Turning to verticals, which we report from a billings perspective. First quarter billings percentages were: commercial, 71%; fleet 13%; residential, 12%; and other, 3%. From a geographic perspective, North America made up 85% of revenue and Europe was 15%. Europe was lower than normal due largely to weakness in Germany. This was partially made up in North America, which was slightly higher compared to last quarter, even though the first quarter is typically seasonally lower and despite significant macroeconomic headwinds.

Non-GAAP gross margin was 31%, improving by 1 percentage point sequentially and up 7 percentage points year-on-year. This is attributable to higher margins in both hardware and subscription as well as subscription revenue growing as a percentage of total revenue. Hardware gross margin increased sequentially despite the impact of incremental tariffs and freight incurred in Q1. Subscription margins reached a record high of 60% on a GAAP basis and were even higher on a non-GAAP basis due to economies of scale and continued optimization of support costs.

Based on currently available information, we expect the financial impact of tariffs on our COGS to remain minimal and expect gross margins to continue around the current range and to further improve later in the year. Non-GAAP operating expenses were $57 million, up 9% sequentially and down 15% year-on-year. As mentioned previously, this quarter's OpEx included the impact of annual raises and investments in certain key areas of the business. We will continue to manage OpEx closely.

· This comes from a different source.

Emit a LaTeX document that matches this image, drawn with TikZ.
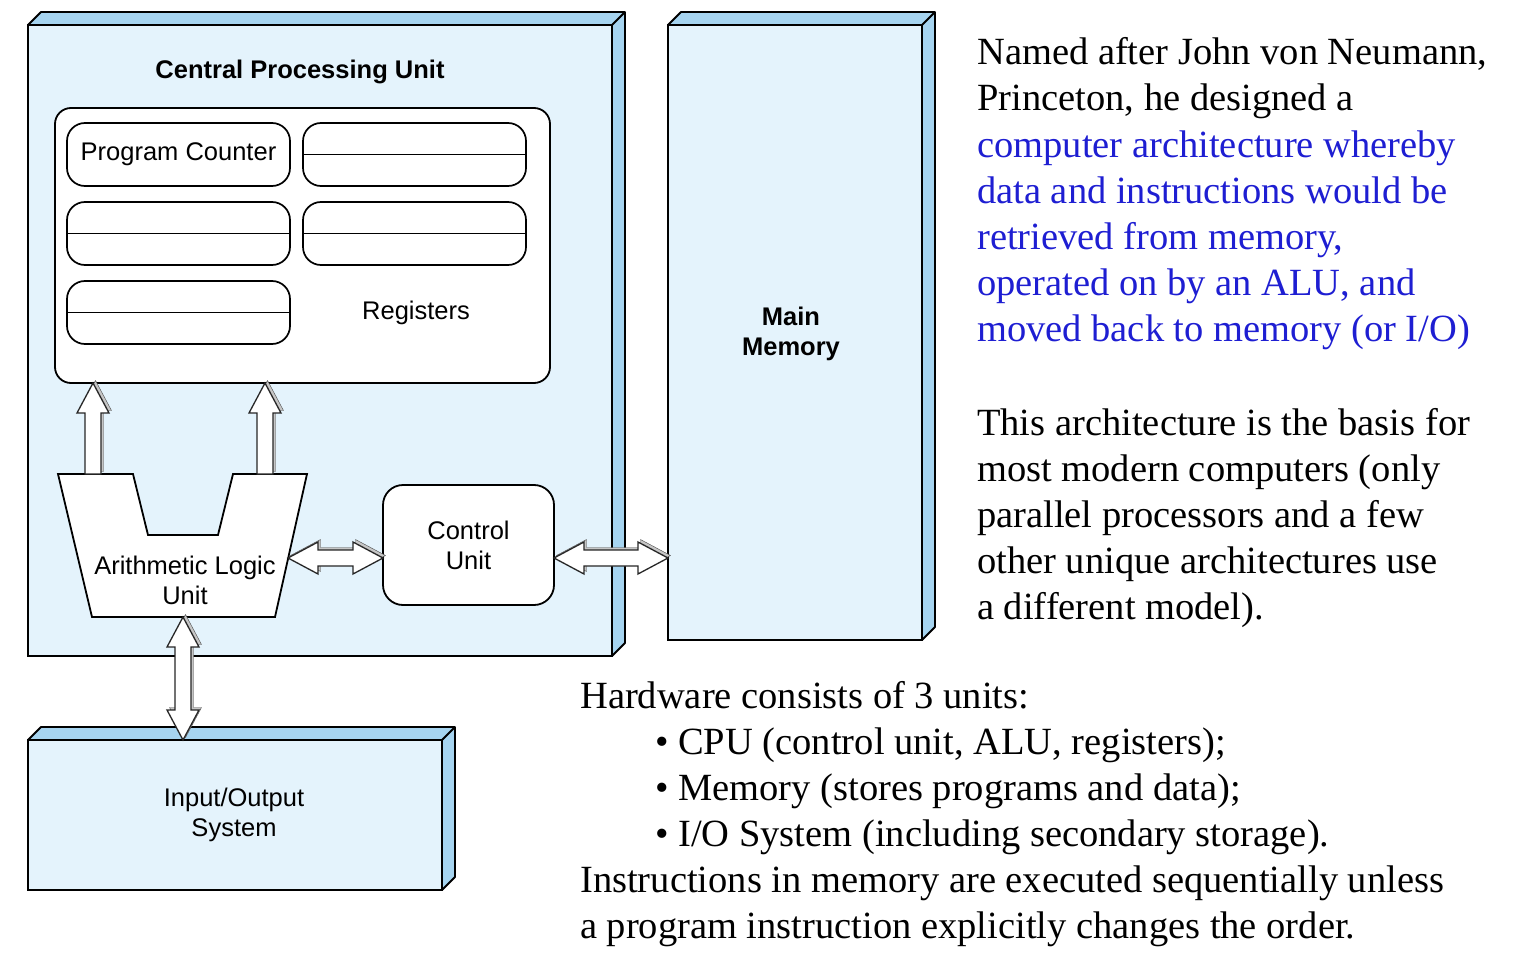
\documentclass[tikz,border=0pt]{standalone}
\usepackage{fontspec}
\setmainfont{Liberation Serif}
\setsansfont{Liberation Sans}
\usepackage{tikz}
\usetikzlibrary{calc,positioning}

\definecolor{faceblue}{RGB}{228,243,252}
\definecolor{sideblue}{RGB}{166,212,240}
\definecolor{textblue}{RGB}{30,30,210}

\newcommand{\txt}{\fontsize{38.5}{46}\selectfont}
\newcommand{\lab}{\sffamily\fontsize{25.5}{30}\selectfont}
\newcommand{\busw}{8pt}
\newcommand{\bush}{16pt}
\newcommand{\busl}{30pt}

\tikzset{
  face/.style={draw,line width=1.8pt,fill=faceblue,inner sep=0pt,outer sep=0pt,anchor=north west},
  side/.style={draw,line width=1.8pt,fill=sideblue,line join=round},
  unit/.style={draw,line width=1.8pt,fill=white,inner sep=0pt,outer sep=0pt,font=\lab,align=center},
  reg/.style={draw,line width=1.7pt,fill=white,rounded corners=18pt,minimum width=223pt,
    minimum height=63pt,inner sep=0pt,outer sep=0pt,font=\lab},
  lab/.style={font=\lab,align=center,inner sep=0pt},
  para/.style={font=\txt,align=left,inner sep=0pt,anchor=base west},
  bus line/.style={draw=black!85,line width=1.3pt,fill=white,line join=miter,
    preaction={draw=black!70,fill=gray!45,transform canvas={shift={(2.5pt,2.5pt)}}}},
  bus/.style={bus line,to path={
    ($(\tikztotarget)!\busl!(\tikztostart)$) coordinate (busT)
    ($(\tikztostart)!\busw!90:(\tikztotarget)$)
    -- ($(busT)!\busw!90:(\tikztotarget)$) -- ($(busT)!\bush!90:(\tikztotarget)$)
    -- (\tikztotarget)
    -- ($(busT)!\bush!-90:(\tikztotarget)$) -- ($(busT)!\busw!-90:(\tikztotarget)$)
    -- ($(\tikztostart)!\busw!-90:(\tikztotarget)$) -- cycle}},
  dbus/.style={bus line,to path={
    ($(\tikztotarget)!\busl!(\tikztostart)$) coordinate (busT)
    ($(\tikztostart)!\busl!(\tikztotarget)$) coordinate (busS)
    (\tikztostart)
    -- ($(busS)!\bush!90:(\tikztotarget)$) -- ($(busS)!\busw!90:(\tikztotarget)$)
    -- ($(busT)!\busw!90:(\tikztotarget)$) -- ($(busT)!\bush!90:(\tikztotarget)$)
    -- (\tikztotarget)
    -- ($(busT)!\bush!-90:(\tikztotarget)$) -- ($(busT)!\busw!-90:(\tikztotarget)$)
    -- ($(busS)!\busw!-90:(\tikztotarget)$) -- ($(busS)!\bush!-90:(\tikztotarget)$)
    -- cycle}}
}

\begin{document}
\begin{tikzpicture}[x=1pt,y=-1pt]
  \useasboundingbox (0,0) rectangle (1517,960);

  % the three boxes
  \node[face,minimum width=584pt,minimum height=631pt] (cpu) at (28,25) {};
  \node[face,minimum width=254pt,minimum height=615pt] (mem) at (668,25) {};
  \node[face,minimum width=414pt,minimum height=150pt] (io) at (28,740) {};
  \foreach \b in {cpu,mem,io}{
    \draw[side] (\b.north west) -- ++(13,-13) -- ($(\b.north east)+(13,-13)$)
      -- ($(\b.south east)+(13,-13)$) -- (\b.south east) -- (\b.north east) -- cycle;
    \draw[line width=1.8pt] (\b.north east) -- ++(13,-13);
  }
  \node[lab,font=\lab\bfseries] (cputitle) at (300,72) {Central Processing Unit};
  \node[lab,font=\lab\bfseries] (memlab) at (791,334) {Main\\Memory};
  \node[lab] (iolab) at (234,815) {Input/Output\\System};

  % registers
  \node[face,fill=white,line width=1.8pt,rounded corners=16pt,
    minimum width=495pt,minimum height=275pt] (regs) at (55,108) {};
  \node[reg,anchor=north west] (pc) at (67,123) {Program Counter};
  \node[reg,right=13pt of pc] (reg1) {};
  \node[reg,below=16pt of pc] (reg2) {};
  \node[reg,right=13pt of reg2] (reg3) {};
  \node[reg,below=16pt of reg2] (reg4) {};
  \foreach \r in {reg1,reg2,reg3,reg4}
    \draw[line width=1.8pt] (\r.west) -- (\r.east);
  \node[lab,right=72pt of reg4] (reglab) {Registers};

  % ALU and control unit
  \draw[unit] (58,474) -- (133,474) -- (148,535) -- (218,535) -- (233,474)
    -- (307,474) -- (275,617) -- (92,617) -- cycle;
  \node[lab] (alu) at (185,580) {Arithmetic Logic\\Unit};
  \coordinate (aluL) at (93,474);
  \coordinate (aluM) at (265,474);
  \coordinate (aluR) at (288,558);
  \coordinate (aluS) at (183,617);
  \node[unit,rounded corners=20pt,minimum width=171pt,minimum height=120pt] (cu) at (468.5,545) {Control\\Unit};

  % buses
  \draw[bus] (aluL) to (aluL |- regs.south);
  \draw[bus] (aluM) to (aluM |- regs.south);
  \draw[dbus] (aluR) to (aluR -| cu.west);
  \draw[dbus] (aluR -| cu.east) to (aluR -| mem.west);
  \draw[dbus] (aluS) to (aluS |- io.north);

  % text (anchored at the baseline of the last line)
  \node[para] (named) at (977,111) {Named after John von Neumann,\\Princeton, he designed a};
  \node[para,text=textblue] (whereby) at (977,341) {computer architecture whereby\\data and instructions would be\\retrieved from memory,\\operated on by an ALU, and\\moved back to memory (or I/O)};
  \node[para] (basis) at (977,619) {This architecture is the basis for\\most modern computers (only\\parallel processors and a few\\other unique architectures use\\a different model).};
  \node[para] (hardware) at (580,708) {Hardware consists of 3 units:};
  \node[para] (units) at (655,846) {\textbullet\ CPU (control unit, ALU, registers);\\\textbullet\ Memory (stores programs and data);\\\textbullet\ I/O System (including secondary storage).};
  \node[para] (order) at (580,938) {Instructions in memory are executed sequentially unless\\a program instruction explicitly changes the order.};
\end{tikzpicture}
\end{document}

Non-GAAP adjusted EBITDA loss was $23 million. This compares with a loss of $17 million in the prior quarter and a loss of $36 million in the first quarter of last year. Stock-based compensation was $18 million up from $15 million in the prior quarter and down from $22 million year-on-year.

Our inventory balance increased by $3 million to $212 million due to the impact of foreign exchange rates on inventory held by our international subsidiaries. However, we saw a decrease in inventory units across most products as we continue to sell through. We anticipate that inventory balance will reduce gradually throughout the year, helping to free up cash.

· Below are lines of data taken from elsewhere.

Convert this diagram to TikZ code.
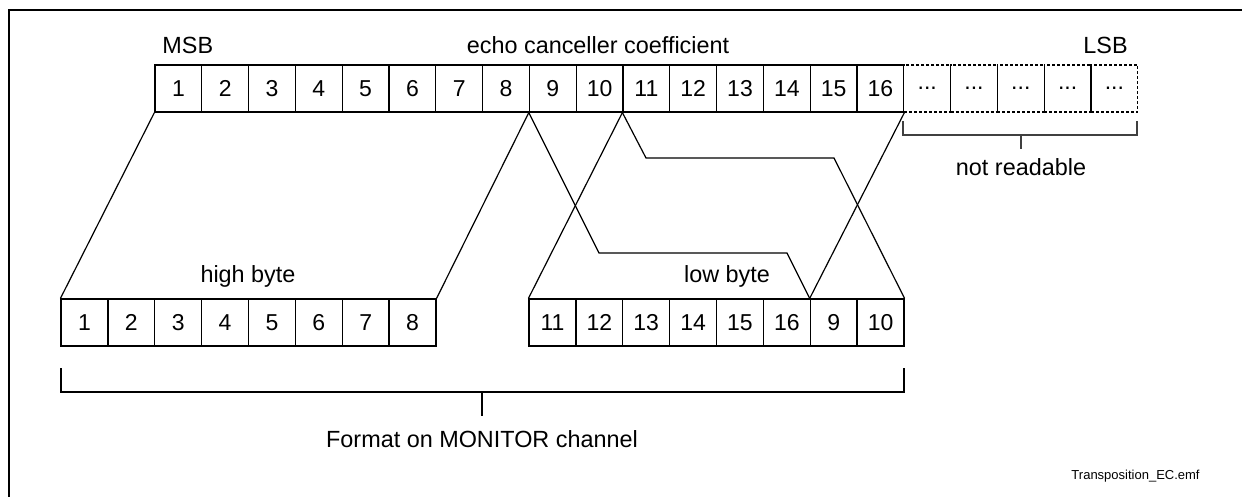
\documentclass[tikz,border=0pt]{standalone}
\usepackage{fontspec}
\setmainfont{Liberation Sans}
\begin{document}
\begin{tikzpicture}[x=0.5pt,y=-0.5pt,
  cell/.style={draw,line width=0.6pt,minimum width=23.4pt,minimum height=23.5pt,inner sep=0pt,font=\fontsize{11.5}{13}\selectfont},
  dcell/.style={cell,dash pattern=on 1.5pt off 1pt},
  lbl/.style={inner sep=0pt,font=\fontsize{11.7}{14}\selectfont},
  conn/.style={line width=0.6pt},
  brk/.style={line width=0.6pt}]
\useasboundingbox (0,0) rectangle (1242,497);
\draw[line width=1pt] (9,497) -- (9,10) -- (1242,10);
% top row
\foreach \i in {1,...,16}{
  \node[cell] (t\i) at ({155+(\i-0.5)*46.8},88.5) {\i};
}
\foreach \i in {1,...,5}{
  \node[dcell] (d\i) at ({903.8+(\i-0.5)*46.8},88.5) {...};
}
% bottom rows
\foreach \i in {1,...,8}{
  \node[cell] (h\i) at ({61+(\i-0.5)*46.875},322.5) {\i};
}
\foreach \v [count=\j] in {11,12,13,14,15,16,9,10}{
  \node[cell] (l\j) at ({529+(\j-0.5)*46.875},322.5) {\v};
}
% labels
\node[lbl,anchor=west] (msb) at (162,45) {MSB};
\node[lbl] (ecc) at (598,45) {echo canceller coefficient};
\node[lbl,anchor=east] (lsb) at (1128,45) {LSB};
\node[lbl] (hb) at (248,276) {high byte};
\node[lbl] (lb) at (727,276) {low byte};
\node[lbl] (nr) at (1021,167) {not readable};
\node[lbl] (fmt) at (482,439) {Format on MONITOR channel};
\node[inner sep=0pt,anchor=east,font=\fontsize{6.5}{8}\selectfont] (fn) at (1200,476) {Transposition\_EC.emf};
% connectors
\coordinate (c1) at (599,253);
\coordinate (c2) at (787,253);
\coordinate (c3) at (646,158);
\coordinate (c4) at (834,158);
\draw[conn] (t1.south west) -- (h1.north west);
\draw[conn] (t9.south west) -- (h8.north east);
\draw[conn] (t9.south west) -- (c1) -- (c2) -- (l7.north west);
\draw[conn] (t11.south west) -- (l1.north west);
\draw[conn] (t11.south west) -- (c3) -- (c4) -- (l8.north east);
\draw[conn] (t16.south east) -- (l7.north west);
% brackets
\coordinate (nrL) at (903,121);
\coordinate (nrR) at (1137,121);
\draw[brk,black!75] (nrL) -- (903,135) -- (1137,135) -- (nrR);
\draw[brk,black!75] (1021,135) -- (1021,149);
\coordinate (fbL) at (61,368);
\coordinate (fbR) at (904,368);
\draw[brk] (fbL) -- (61,392) -- (904,392) -- (fbR);
\draw[brk] (482,392) -- (482,416);
\end{tikzpicture}
\end{document}
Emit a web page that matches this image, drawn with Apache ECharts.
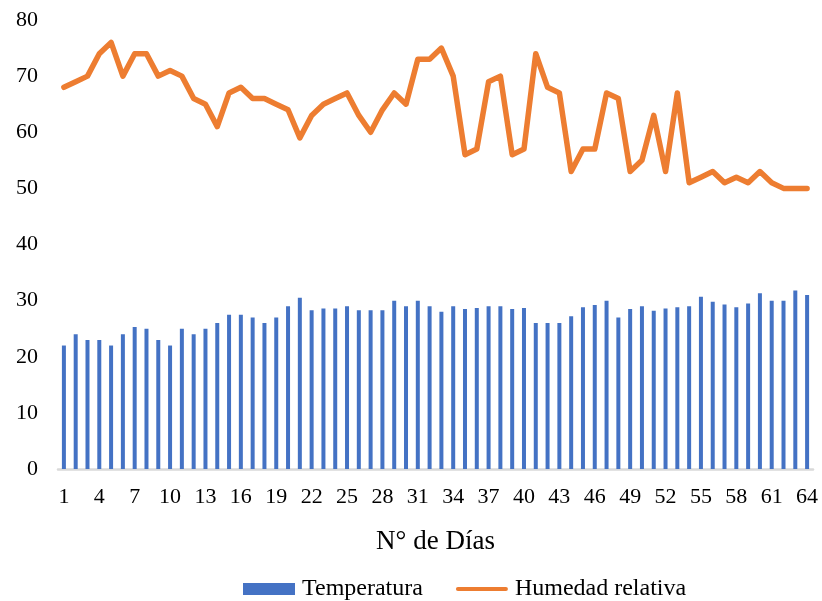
<!DOCTYPE html>
<html>
<head>
<meta charset="utf-8">
<script src="https://cdn.jsdelivr.net/npm/echarts@6/dist/echarts.min.js"></script>
<style>
  html, body { margin: 0; padding: 0; background: #ffffff; }
  #chart { width: 822px; height: 601px; }
</style>
</head>
<body>
<div id="chart"></div>
<script>
// Días de medición (1..64)
const dias = [
  '1','2','3','4','5','6','7','8','9','10','11','12','13','14','15','16',
  '17','18','19','20','21','22','23','24','25','26','27','28','29','30','31','32',
  '33','34','35','36','37','38','39','40','41','42','43','44','45','46','47','48',
  '49','50','51','52','53','54','55','56','57','58','59','60','61','62','63','64'
];

// Temperatura diaria (°C)
const temperatura = [
  22, 24, 23, 23, 22, 24, 25.3, 25, 23, 22, 25, 24, 25, 26, 27.5, 27.5,
  27, 26, 27, 29, 30.5, 28.3, 28.6, 28.6, 29, 28.3, 28.3, 28.3, 30, 29, 30, 29,
  28, 29, 28.5, 28.7, 29, 29, 28.5, 28.7, 26, 26, 26, 27.2, 28.8, 29.2, 30, 27,
  28.5, 29, 28.2, 28.6, 28.8, 29, 30.7, 29.8, 29.3, 28.8, 29.5, 31.3, 30, 30, 31.8, 31
];

// Humedad relativa diaria (%)
const humedad = [
  68, 69, 70, 74, 76, 70, 74, 74, 70, 71, 70, 66, 65, 61, 67, 68,
  66, 66, 65, 64, 59, 63, 65, 66, 67, 63, 60, 64, 67, 65, 73, 73,
  75, 70, 56, 57, 69, 70, 56, 57, 74, 68, 67, 53, 57, 57, 67, 66,
  53, 55, 63, 53, 67, 51, 52, 53, 51, 52, 51, 53, 51, 50, 50, 50
];

const serif = '"Liberation Serif", "Times New Roman", serif';

// Legend swatch for the humidity line: a thick stroke with rounded ends
const lineIcon = 'path://M2,0 L50,0 A2,2 0 0 1 50,4 L2,4 A2,2 0 0 1 2,0 Z';

const chart = echarts.init(document.getElementById('chart'), null, { renderer: 'canvas' });
chart.setOption({
  animation: false,
  backgroundColor: '#ffffff',
  textStyle: { fontFamily: serif, color: '#000000' },
  grid: { left: 58, right: 9, top: 20, bottom: 132, containLabel: false },
  legend: {
    left: 238,
    top: 572,
    itemGap: 33,
    itemWidth: 52,
    itemHeight: 12,
    symbolKeepAspect: true,
    textStyle: { fontFamily: serif, fontSize: 24, color: '#000000', padding: [0, 0, 0, 2] },
    data: [
      { name: 'Temperatura', icon: 'rect' },
      { name: 'Humedad relativa', icon: lineIcon }
    ]
  },
  xAxis: {
    type: 'category',
    data: dias,
    boundaryGap: true,
    name: 'N° de Días',
    nameLocation: 'middle',
    nameGap: 59,
    nameTextStyle: { fontFamily: serif, fontSize: 27, color: '#000000' },
    axisLine: { show: true, lineStyle: { color: '#d9d9d9', width: 2.5 } },
    axisTick: { show: false },
    axisLabel: {
      interval: 2,
      margin: 17,
      fontFamily: serif,
      fontSize: 22,
      color: '#000000'
    },
    splitLine: { show: false }
  },
  yAxis: {
    type: 'value',
    min: 0,
    max: 80,
    interval: 10,
    axisLine: { show: false },
    axisTick: { show: false },
    splitLine: { show: false },
    axisLabel: { margin: 20, fontFamily: serif, fontSize: 22, color: '#000000' }
  },
  series: [
    {
      name: 'Temperatura',
      type: 'bar',
      data: temperatura,
      barWidth: 4,
      itemStyle: { color: '#4472C4' },
      z: 2
    },
    {
      name: 'Humedad relativa',
      type: 'line',
      data: humedad,
      symbol: 'none',
      lineStyle: { color: '#ED7D31', width: 5.5, cap: 'round', join: 'round' },
      itemStyle: { color: '#ED7D31' },
      z: 3
    }
  ]
});
</script>
</body>
</html>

Speaking of cash, we ended the quarter with $196 million in cash on hand. Q1 tends to be the quarter with highest cash usage due to the timing of large annual payments. We will continue to rigorously manage cash, and we have access to $150 million revolving credit facility, which remains undrawn. We have no debt maturities until 2028, and we have existing capacity on our ATM.

Turning to guidance. For the second quarter of fiscal 2026, we expect revenue to be $90 million to $100 million. We are guiding with caution due to the continued changes in the macro environment, including tariff uncertainty as well as our near-term focus on operationalizing our partnership with Eaton. While there is always a possibility of headwinds from deterioration in macro conditions, we expect revenue upside later in the year from the introduction of our new AC hardware that Rick outlined, better performance in Europe and growth from our new partnership with Eaton. We continue to focus on revenue growth, gross margin expansion and cost management to achieve our stated goal of being adjusted EBITDA positive in a quarter during fiscal 2026.

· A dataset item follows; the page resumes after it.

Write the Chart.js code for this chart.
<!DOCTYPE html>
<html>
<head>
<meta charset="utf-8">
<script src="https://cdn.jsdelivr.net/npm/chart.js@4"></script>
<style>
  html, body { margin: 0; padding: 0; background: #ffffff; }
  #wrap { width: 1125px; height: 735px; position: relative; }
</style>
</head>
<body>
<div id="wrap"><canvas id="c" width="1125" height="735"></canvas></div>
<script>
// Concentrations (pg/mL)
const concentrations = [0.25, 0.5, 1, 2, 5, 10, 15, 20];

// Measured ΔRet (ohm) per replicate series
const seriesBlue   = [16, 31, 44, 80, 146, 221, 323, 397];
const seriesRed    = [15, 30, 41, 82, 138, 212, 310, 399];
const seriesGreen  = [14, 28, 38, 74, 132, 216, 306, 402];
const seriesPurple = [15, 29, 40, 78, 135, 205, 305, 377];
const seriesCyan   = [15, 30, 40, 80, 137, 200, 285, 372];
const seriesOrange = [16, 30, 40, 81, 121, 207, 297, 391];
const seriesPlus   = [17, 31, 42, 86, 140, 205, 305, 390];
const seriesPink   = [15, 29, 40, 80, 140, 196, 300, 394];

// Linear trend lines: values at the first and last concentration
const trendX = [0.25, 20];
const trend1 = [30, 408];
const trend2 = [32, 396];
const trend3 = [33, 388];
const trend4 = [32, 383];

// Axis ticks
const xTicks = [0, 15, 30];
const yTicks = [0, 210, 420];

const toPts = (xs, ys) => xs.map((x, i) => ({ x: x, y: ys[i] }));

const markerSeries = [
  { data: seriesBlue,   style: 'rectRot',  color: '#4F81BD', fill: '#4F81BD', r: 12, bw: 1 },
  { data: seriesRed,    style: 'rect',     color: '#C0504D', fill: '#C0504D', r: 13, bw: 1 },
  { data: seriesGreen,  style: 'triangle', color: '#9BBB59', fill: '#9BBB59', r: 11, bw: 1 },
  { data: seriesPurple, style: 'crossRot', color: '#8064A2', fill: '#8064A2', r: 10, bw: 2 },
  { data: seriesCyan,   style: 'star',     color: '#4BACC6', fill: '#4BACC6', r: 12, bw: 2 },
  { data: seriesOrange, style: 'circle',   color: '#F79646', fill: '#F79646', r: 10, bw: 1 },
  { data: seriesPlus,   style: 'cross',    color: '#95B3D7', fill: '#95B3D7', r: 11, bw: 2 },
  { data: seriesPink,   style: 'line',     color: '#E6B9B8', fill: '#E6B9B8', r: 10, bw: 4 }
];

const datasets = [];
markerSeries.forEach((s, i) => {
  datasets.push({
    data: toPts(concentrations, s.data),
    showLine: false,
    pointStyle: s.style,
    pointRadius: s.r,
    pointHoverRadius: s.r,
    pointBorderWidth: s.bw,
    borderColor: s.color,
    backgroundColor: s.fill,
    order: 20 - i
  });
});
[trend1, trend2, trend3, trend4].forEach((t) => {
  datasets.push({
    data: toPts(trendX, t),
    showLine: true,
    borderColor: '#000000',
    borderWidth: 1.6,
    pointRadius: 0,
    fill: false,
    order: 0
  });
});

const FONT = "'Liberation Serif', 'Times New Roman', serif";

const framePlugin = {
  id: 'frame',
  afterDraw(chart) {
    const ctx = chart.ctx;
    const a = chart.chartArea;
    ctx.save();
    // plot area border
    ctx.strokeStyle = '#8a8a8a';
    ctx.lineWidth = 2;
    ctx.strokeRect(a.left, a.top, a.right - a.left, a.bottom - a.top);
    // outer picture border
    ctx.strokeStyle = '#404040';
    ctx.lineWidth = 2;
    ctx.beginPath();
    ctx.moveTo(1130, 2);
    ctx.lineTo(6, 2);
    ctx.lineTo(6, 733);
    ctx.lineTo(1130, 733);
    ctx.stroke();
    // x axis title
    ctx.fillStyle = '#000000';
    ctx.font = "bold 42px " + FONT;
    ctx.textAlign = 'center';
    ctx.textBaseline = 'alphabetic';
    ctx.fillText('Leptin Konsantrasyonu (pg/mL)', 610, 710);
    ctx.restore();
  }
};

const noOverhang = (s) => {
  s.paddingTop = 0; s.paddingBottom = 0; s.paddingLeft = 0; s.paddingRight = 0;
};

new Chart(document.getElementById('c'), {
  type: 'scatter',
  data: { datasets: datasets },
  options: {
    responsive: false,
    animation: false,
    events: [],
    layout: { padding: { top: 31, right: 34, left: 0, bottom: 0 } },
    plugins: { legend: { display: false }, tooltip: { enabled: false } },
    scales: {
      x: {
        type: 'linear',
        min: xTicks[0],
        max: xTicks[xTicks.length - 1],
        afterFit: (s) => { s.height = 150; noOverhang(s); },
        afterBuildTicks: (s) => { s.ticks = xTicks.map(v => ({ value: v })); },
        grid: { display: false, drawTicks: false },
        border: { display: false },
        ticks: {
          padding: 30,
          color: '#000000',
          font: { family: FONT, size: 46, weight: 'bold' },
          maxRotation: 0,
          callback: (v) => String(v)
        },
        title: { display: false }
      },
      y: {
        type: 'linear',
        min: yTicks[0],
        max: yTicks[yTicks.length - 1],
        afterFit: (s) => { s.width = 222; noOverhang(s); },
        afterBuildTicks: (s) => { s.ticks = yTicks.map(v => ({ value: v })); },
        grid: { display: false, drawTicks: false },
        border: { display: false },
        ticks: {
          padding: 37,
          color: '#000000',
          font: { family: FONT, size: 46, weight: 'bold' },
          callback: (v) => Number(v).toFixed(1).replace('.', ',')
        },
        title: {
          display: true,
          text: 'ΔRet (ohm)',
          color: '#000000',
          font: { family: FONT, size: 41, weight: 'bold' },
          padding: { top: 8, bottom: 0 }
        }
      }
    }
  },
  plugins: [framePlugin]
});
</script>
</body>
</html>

We will now open the call for questions.

Operator

[Operator Instructions] Our first question comes from the line of Colin Rusch with Oppenheimer.

C
Colin Rusch
analyst

With this Eaton partnership and what you're seeing in terms of the market and the new AC product, can you talk a little bit about the pipeline of activity and how we should be thinking about a return to growth here on the top line for the new systems?

R
Richard Wilmer
executive

Yes. Thanks, Colin. I think there's a variety of forces at play, some positive, some causing caution. Obviously, the macroeconomic conditions, tariffs and general uncertainty. We're seeing some customers get conservative with spending in cash. There's obviously uncertainty around policies supporting electrification and transportation, particularly in the U.S., which I think are also headwinds. On the other hand, very excited about our partnership with Eaton. We fully expect that to drive incremental growth, and there's a lot of work to do this quarter, in particular, to operationalize this relationship. And we fully expect to hit our stride and have this, again, fully operationalized as we enter our fiscal Q3. So a variety of factors at play.

C
Colin Rusch
analyst

Okay. And then in terms of international expansion ex Europe, it's even able to help you guys get into some incremental geographies where you haven't been operating to date. And how should we think about the potential for the opportunity in Central South America, other parts of North America, where you're not maybe fully loaded? It seems like you've got pretty good coverage in the U.S. and Canada, but maybe you're missing something. And then potentially places like Australia and others where you could see some incremental sales.

R
Richard Wilmer
executive

Yes. Eaton definitely has the capabilities to do that. At this point in time, we're focused on North America and Europe. We believe with the combined product portfolio, what we have to offer in Europe and North America, we've got plenty of TAM to address in those 2 geographies. But again, the possibility definitely exists to penetrate new geographies as we move forward in the partnership.

C
Colin Rusch
analyst

And then just a final one on the cadence of the inventory reduction, Mansi. Should we be thinking about that as kind of low single-digit millions, mid-single-digit millions of inventory consumption on a quarterly basis? I just want to get a better sense of how to get that number on a trajectory basis and what's the right target for you guys in terms of kind of the right inventory that you want to be carrying on an ongoing basis.

M
Mansi Khetani
executive

Yes. So obviously, there are a lot of factors. That inventory balance will depend on -- it depends on the mix of sell-through, the mix of production, et cetera. So what we can say right now is that we expect gradual reduction probably in the second quarter with a more meaningful reduction coming in the second half as we see revenue growth.

Operator

[Operator Instructions] That's all the question for today. Ladies and gentlemen, that concludes today's call. Thank you all for joining. You may now disconnect.